Montreal Canadiens
Dobes Is Being Unfair to Shooters — 3 Reasons He’s a Brick Wall
Dobes has quietly taken over the series, turning tough nights into wins and making Montreal look far more dangerous than expected.
Jakub Dobeš has been the main reason the Montreal Canadiens beat the Tampa Bay Lightning and moved on to the second round of the Stanley Cup playoffs. Here are three plain reasons he’s been so strong in the net during his run.
Reason One: Dobeš is clutch, calm, and doesn’t flinch.
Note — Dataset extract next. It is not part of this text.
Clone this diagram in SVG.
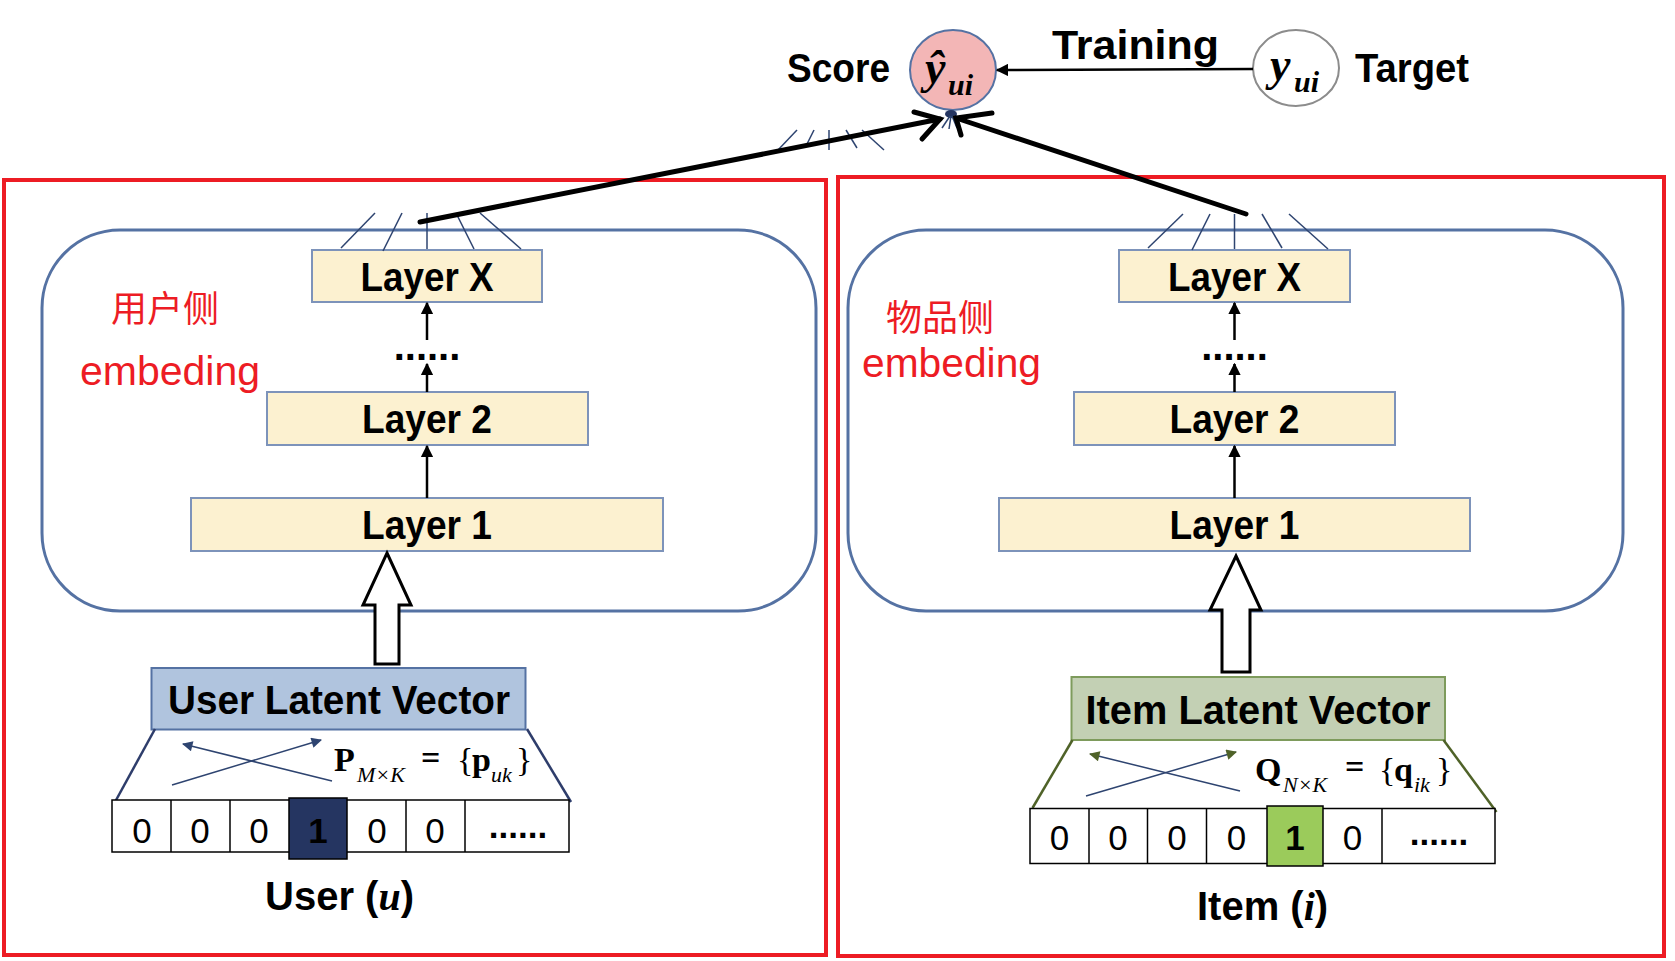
<svg xmlns="http://www.w3.org/2000/svg" width="1675" height="961" viewBox="0 0 1675 961">
<defs>
<style>
.red{fill:none;stroke:#ED1C24;stroke-width:4}
.panel{fill:none;stroke:#5572A3;stroke-width:3}
.layer{fill:#FCF1D0;stroke:#7D93BA;stroke-width:2}
.lt{font-family:"Liberation Sans",Arial,sans-serif;font-weight:bold;font-size:40px;fill:#000;text-anchor:middle}
.lbl{font-family:"Liberation Sans",Arial,sans-serif;font-weight:bold;font-size:40px;fill:#000}
.cn{font-family:"Noto Sans CJK SC",sans-serif;font-size:36px;fill:#ED1C24}
.emb{font-family:"Liberation Sans",Arial,sans-serif;font-size:41px;fill:#ED1C24}
.dig{font-family:"Liberation Sans",Arial,sans-serif;font-size:35px;fill:#000;text-anchor:middle}
.math{font-family:"Liberation Serif","Times New Roman",serif;fill:#000}
.thin{stroke:#2E4470;stroke-width:1.5;fill:none}
.conn{stroke:#000;stroke-width:2.5;fill:none}
.thick{stroke:#000;stroke-width:5;fill:none;stroke-linecap:round}
.hollow{fill:#fff;stroke:#000;stroke-width:3;stroke-linejoin:miter}
.cell{fill:#fff;stroke:#000;stroke-width:1.5}
</style>
<marker id="ah" viewBox="0 0 10 10" refX="9" refY="5" markerWidth="5" markerHeight="5" orient="auto" markerUnits="strokeWidth">
<path d="M0,0 L10,5 L0,10 Z" fill="#000"/>
</marker>
<marker id="ahb" viewBox="0 0 10 10" refX="9" refY="5" markerWidth="9" markerHeight="7" orient="auto" markerUnits="strokeWidth">
<path d="M0,0 L10,5 L0,10 Z" fill="#2E4470"/>
</marker>
<marker id="ahg" viewBox="0 0 10 10" refX="9" refY="5" markerWidth="9" markerHeight="7" orient="auto" markerUnits="strokeWidth">
<path d="M0,0 L10,5 L0,10 Z" fill="#4F6228"/>
</marker>
</defs>
<rect width="1675" height="961" fill="#fff"/>

<!-- red frames -->
<rect id="user-frame" class="red" x="4" y="180" width="822" height="775"/>
<rect id="item-frame" class="red" x="838" y="177" width="826" height="779"/>

<!-- panels -->
<rect id="user-panel" class="panel" x="42" y="230" width="774" height="381" rx="78" ry="78"/>
<rect id="item-panel" class="panel" x="848" y="230" width="775" height="381" rx="78" ry="78"/>

<g id="user-label">
<text class="cn" x="111" y="322">用户侧</text>
<text class="emb" x="80" y="385" textLength="180" lengthAdjust="spacingAndGlyphs">embeding</text>
</g>
<g id="item-label">
<text class="cn" x="886" y="331">物品侧</text>
<text class="emb" x="862" y="377" textLength="179" lengthAdjust="spacingAndGlyphs">embeding</text>
</g>

<!-- user layers -->
<g id="user-layerX"><rect class="layer" x="312" y="250" width="230" height="52"/><text class="lt" x="427" y="291" textLength="133" lengthAdjust="spacingAndGlyphs">Layer X</text></g>
<g id="user-layer2"><rect class="layer" x="267" y="392" width="321" height="53"/><text class="lt" x="427" y="433" textLength="130" lengthAdjust="spacingAndGlyphs">Layer 2</text></g>
<g id="user-layer1"><rect class="layer" x="191" y="498" width="472" height="53"/><text class="lt" x="427" y="539" textLength="130" lengthAdjust="spacingAndGlyphs">Layer 1</text></g>
<g id="user-dots"><text class="lt" x="427" y="360" font-size="32">......</text></g>

<!-- item layers -->
<g id="item-layerX"><rect class="layer" x="1119" y="250" width="231" height="52"/><text class="lt" x="1234.5" y="291" textLength="133" lengthAdjust="spacingAndGlyphs">Layer X</text></g>
<g id="item-layer2"><rect class="layer" x="1074" y="392" width="321" height="53"/><text class="lt" x="1234.5" y="433" textLength="130" lengthAdjust="spacingAndGlyphs">Layer 2</text></g>
<g id="item-layer1"><rect class="layer" x="999" y="498" width="471" height="53"/><text class="lt" x="1234.5" y="539" textLength="130" lengthAdjust="spacingAndGlyphs">Layer 1</text></g>
<g id="item-dots"><text class="lt" x="1234.5" y="360" font-size="32">......</text></g>

<!-- score / target -->
<g id="score">
<text class="lbl" x="787" y="82" textLength="103" lengthAdjust="spacingAndGlyphs">Score</text>
<ellipse cx="953" cy="70" rx="43" ry="40" fill="#F3B6B6" stroke="#5572A3" stroke-width="2"/>
<text class="math" x="925" y="83" font-size="46" font-weight="bold" font-style="italic">ŷ</text>
<text class="math" x="948" y="95" font-size="30" font-weight="bold" font-style="italic">ui</text>
<ellipse cx="951" cy="114" rx="6" ry="4" fill="#253561"/>
</g>
<g id="target">
<ellipse cx="1296" cy="68" rx="43" ry="38" fill="#fff" stroke="#8C8C8C" stroke-width="2"/>
<text class="math" x="1270" y="80" font-size="46" font-weight="bold" font-style="italic">y</text>
<text class="math" x="1294" y="92" font-size="30" font-weight="bold" font-style="italic">ui</text>
<text class="lbl" x="1355" y="82" textLength="114" lengthAdjust="spacingAndGlyphs">Target</text>
</g>
<g id="training-label"><text class="lbl" x="1052" y="59" font-size="46" textLength="167" lengthAdjust="spacingAndGlyphs">Training</text></g>

<!-- user latent vector -->
<g id="user-vector">
<rect x="151.5" y="668" width="374" height="61.5" fill="#B0C4DE" stroke="#5572A3" stroke-width="2"/>
<text class="lt" x="339" y="714" textLength="342" lengthAdjust="spacingAndGlyphs">User Latent Vector</text>
<line x1="155" y1="729" x2="115" y2="802" stroke="#2E3D6B" stroke-width="2.5"/>
<line x1="527" y1="729" x2="571" y2="802" stroke="#2E3D6B" stroke-width="2.5"/>
<line class="thin" x1="172" y1="785" x2="321" y2="740" marker-end="url(#ahb)"/>
<line class="thin" x1="332" y1="781" x2="183" y2="744" marker-end="url(#ahb)"/>
<text class="math" x="334" y="771" font-size="34" font-weight="bold">P</text>
<text class="math" x="357" y="782" font-size="22" font-style="italic">M×K</text>
<text class="math" x="421" y="769" font-size="34" font-weight="bold">=</text>
<text class="math" x="457" y="771" font-size="34">{</text>
<text class="math" x="472" y="771" font-size="34" font-weight="bold">p</text>
<text class="math" x="491" y="782" font-size="22" font-style="italic">uk</text>
<text class="math" x="516" y="771" font-size="34">}</text>
<rect class="cell" x="112" y="800" width="457" height="52" stroke-width="2.5"/>
<line class="cell" x1="171" y1="800" x2="171" y2="852"/>
<line class="cell" x1="230" y1="800" x2="230" y2="852"/>
<line class="cell" x1="406" y1="800" x2="406" y2="852"/>
<line class="cell" x1="465" y1="800" x2="465" y2="852"/>
<rect x="289" y="798" width="58" height="61" fill="#253561" stroke="#000" stroke-width="1.5"/>
<text class="dig" x="142" y="843">0</text>
<text class="dig" x="200" y="843">0</text>
<text class="dig" x="259" y="843">0</text>
<text class="dig" x="318" y="843" fill="#fff" font-weight="bold">1</text>
<text class="dig" x="377" y="843">0</text>
<text class="dig" x="435" y="843">0</text>
<text class="dig" x="518" y="838" font-size="24" font-weight="bold">......</text>
<text class="lbl" x="265" y="910">User (<tspan class="math" font-style="italic" font-size="40">u</tspan>)</text>
</g>

<!-- item latent vector -->
<g id="item-vector">
<rect x="1071.5" y="677" width="373.5" height="63" fill="#C3D0B4" stroke="#7E9B5C" stroke-width="2"/>
<text class="lt" x="1258" y="724" textLength="345" lengthAdjust="spacingAndGlyphs">Item Latent Vector</text>
<line x1="1072.5" y1="740" x2="1032.5" y2="808" stroke="#4F6228" stroke-width="2.5"/>
<line x1="1443.5" y1="740" x2="1496.5" y2="812" stroke="#4F6228" stroke-width="2.5"/>
<line class="thin" stroke="#4F6228" x1="1086" y1="796" x2="1236" y2="752" marker-end="url(#ahg)"/>
<line class="thin" stroke="#4F6228" x1="1240" y1="791" x2="1090" y2="754" marker-end="url(#ahg)"/>
<text class="math" x="1255" y="781" font-size="34" font-weight="bold">Q</text>
<text class="math" x="1283" y="792" font-size="22" font-style="italic">N×K</text>
<text class="math" x="1345" y="778" font-size="34" font-weight="bold">=</text>
<text class="math" x="1379" y="781" font-size="34">{</text>
<text class="math" x="1394" y="781" font-size="34" font-weight="bold">q</text>
<text class="math" x="1414" y="792" font-size="22" font-style="italic">ik</text>
<text class="math" x="1436" y="781" font-size="34">}</text>
<rect class="cell" x="1030" y="808.5" width="465" height="55" stroke-width="2.5"/>
<line class="cell" x1="1089" y1="808.5" x2="1089" y2="863.5"/>
<line class="cell" x1="1147.5" y1="808.5" x2="1147.5" y2="863.5"/>
<line class="cell" x1="1206.5" y1="808.5" x2="1206.5" y2="863.5"/>
<line class="cell" x1="1382" y1="808.5" x2="1382" y2="863.5"/>
<rect x="1267" y="806" width="56" height="60" fill="#9BCB5B" stroke="#000" stroke-width="1.5"/>
<text class="dig" x="1059.5" y="850">0</text>
<text class="dig" x="1118" y="850">0</text>
<text class="dig" x="1177" y="850">0</text>
<text class="dig" x="1236.5" y="850">0</text>
<text class="dig" x="1295" y="850" font-weight="bold">1</text>
<text class="dig" x="1352.5" y="850">0</text>
<text class="dig" x="1439" y="845" font-size="24" font-weight="bold">......</text>
<text class="lbl" x="1197" y="920">Item (<tspan class="math" font-style="italic" font-size="40">i</tspan>)</text>
</g>

<!-- connectors -->
<g id="connectors">
<line class="conn" x1="427" y1="498" x2="427" y2="446" marker-end="url(#ah)"/>
<line class="conn" x1="427" y1="392" x2="427" y2="364" marker-end="url(#ah)"/>
<line class="conn" x1="427" y1="340" x2="427" y2="303" marker-end="url(#ah)"/>
<line class="conn" x1="1234.5" y1="498" x2="1234.5" y2="446" marker-end="url(#ah)"/>
<line class="conn" x1="1234.5" y1="392" x2="1234.5" y2="364" marker-end="url(#ah)"/>
<line class="conn" x1="1234.5" y1="340" x2="1234.5" y2="303" marker-end="url(#ah)"/>
<path class="hollow" d="M387,553 L411,605 L399,605 L399,664 L375,664 L375,605 L363,605 Z"/>
<path class="hollow" d="M1236,556 L1261,610 L1250,610 L1250,672 L1222,672 L1222,610 L1210,610 Z"/>
<g class="thin">
<line x1="341" y1="248" x2="375" y2="213"/><line x1="383" y1="251" x2="402" y2="213"/><line x1="427" y1="249" x2="427" y2="213"/><line x1="474" y1="249" x2="456" y2="213"/><line x1="521" y1="249" x2="480" y2="213"/>
<line x1="1148" y1="248" x2="1183" y2="214"/><line x1="1192" y1="250" x2="1210" y2="214"/><line x1="1234.5" y1="249" x2="1234.5" y2="214"/><line x1="1282" y1="248" x2="1262" y2="214"/><line x1="1328" y1="249" x2="1289" y2="214"/>
<line x1="797" y1="130" x2="778" y2="150"/><line x1="814" y1="130" x2="806" y2="146"/><line x1="829" y1="130" x2="829" y2="150"/><line x1="846" y1="130" x2="857" y2="148"/><line x1="862" y1="130" x2="884" y2="150"/>
<line x1="950" y1="116" x2="942" y2="128"/><line x1="951" y1="116" x2="949" y2="129"/><line x1="952" y1="116" x2="957" y2="128"/>
</g>
<path class="thick" d="M420,222 L940,119"/>
<path class="thick" d="M914,112 L940,119 L922,139"/>
<path class="thick" d="M1246,214 L956,118"/>
<path class="thick" d="M992,113 L956,118 L961,135"/>
<line x1="1253" y1="69" x2="997" y2="70" stroke="#000" stroke-width="2.5" marker-end="url(#ah)"/>
</g>
</svg>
When the game gets ugly, Dobes gets better. Game 7 was the perfect example: Montreal went nearly 27 minutes without a shot on goal, and Tampa peppered the crease. But Dobes looked totally unbothered. That kind of ice-in-the-veins stuff matters way more than flashy highlight saves. It keeps the scoreboard close and gives your team a real chance to win late. His Game 7 composure turned what could’ve been a blowout into a one-goal thriller.

Reason Two: Dobeš reads the angles without guessing.
Dobes doesn’t just react; he reads plays. His positioning has been solid for a rookie — cutting angles, sealing off lanes, and making shooters try shots they don’t want to. A .923 save percentage and a 2.03 GAA over seven playoff games isn’t fluff. It’s the product of smart, repeatable saves.
Teams outshot Montreal a bunch of nights, but Dobes made the routine stops and the tough ones, too. When a goalie forces attackers to take bad shots, that’s half the battle.
Reason Three: Dobeš is a bounce-back goalie.
Dobes has shown he can shrug off a bad game and come back harder. He alternated results early in the series but never looked rattled: one night he lets one in, the next he’s sharp as hell. That mental reset is huge in the playoffs, where everyone rides streaks.
Winning a Game 7 as a rookie? That’s rare company. That list includes Jacques Plante, Ken Dryden, and Carey Price. He’s already walked into that history, and it’s not just luck.
The bottom line on Dobes and the Canadiens
Montreal’s skaters deserve love for grinding out chances and blocking shots, but Dobes is the real backbone. He eats high-volume nights, stays ice-cold in pressure moments, and turns mediocre chances into nothing. If he can keep that level up against the Buffalo Sabres’ firepower, the Habs aren’t just lucky — they’re legit dangerous.